Yakın zamanda ise o vahşetin bir örneğini Karabağ’da gördük.

Ve sonrasına da şâhit olduk.

1915’te yaşananlar da göç kapsamında elbette.

Ülke içinde bir yerden bir yere sürgün…

Bunu yüz küsur yıl sonra “soykırım” olarak görmek, sadece siyâsî bir manevradan ibaret.

Bunca yıl görülmeyen, bugün mü ortaya çıktı?

Bunca yıl soykırım sayılmayan, bugün mü soykırım sayıldı?

Târihçiler, bilim adamları, araştırmacılar dururken, bir siyâsetçinin hükmüne mi bağlıdır târih dediğimiz?

Bir yanda yıllardan beri “Karşılıklı olarak arşivleri açalım, bilim adamlarından heyet kurulsun, her ülke elinde ne belge varsa ortaya sersin, sonucuna razı olalım” diyen bir Türkiye var.

Öte yanda ise hiçbir belge sunmayan, arşivleri açmaya razı olmayan, sadece çemkiren, abuk sabuk konuşmaya niyetini baştan belli eden bir intikamcı sürüsü...

15 Temmuz’da darbeciler başarılı olsaydı, bu soykırım masalı ortaya çıkmayacaktı.

Öncesindeki girişimlerde de 17-25 Aralık için aynı durum geçerli tabiî.

Hepsini geçelim, son dönemdeki siyâsî gelişmeler bu şekilde yaşanmasaydı…

Türkiye İHA’lar konusunda öne geçmeseydi, savaşın şeklini değiştirmeseydi…

Savunma alanında geliştirdiği silahlar bu kadar başarılı olmasaydı…

Karabağ’da alınan sonuç farklı olsaydı…

Ermenistan işgal ettiği toprakları terk etmek zorunda kalmasaydı…

Karadeniz, Doğu Akdeniz, Libya ve Suriye’deki gelişmelerin de bir an için tersine işlediğini varsayalım… Oralarda başarı sağlamasaydık…

Bugün Bay Baydın’ın gördükleri farklı olacaktı.

Bundan emin olabilirsiniz.

Her neyse…

Bizi zaten “düşman statüsü” içinde değerlendirdiklerini görmüştük.

Şimdi durum netleşti.

Dost görünümlü düşman, müttefik görünümlü düşman gibi dolambaçlı yollardan vazgeçildi.
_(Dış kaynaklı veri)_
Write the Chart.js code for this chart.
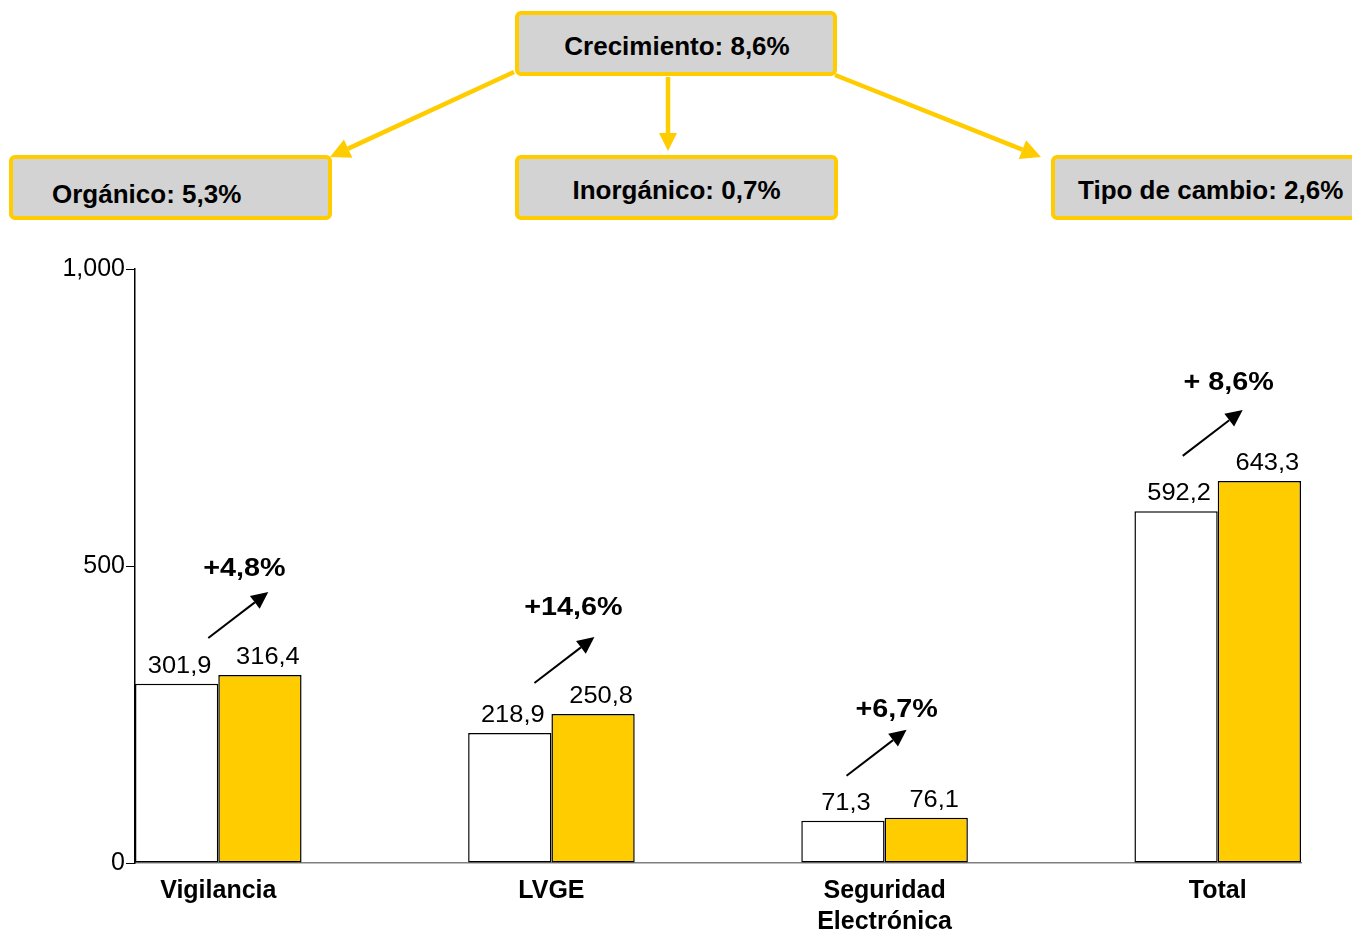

“Netleşin” dedik, netleştiler.

Bu da bir gelişme sayılır.

Bundan sonrası için herkes yerini bilsin. Ona göre davransın.

Böylesi daha iyi.

Terör örgütlerine yıllardan beri yardım edip üstümüze çullandırarak, etrafımızı kuşatarak, tehditler savurarak, başımıza çorap örerek geldikleri yeri gördük.

Bakalım yeni günler neler gösterecek.

Biz Mevlâ’dan gelene hep razı olduk, bundan sonra da razı olacağız.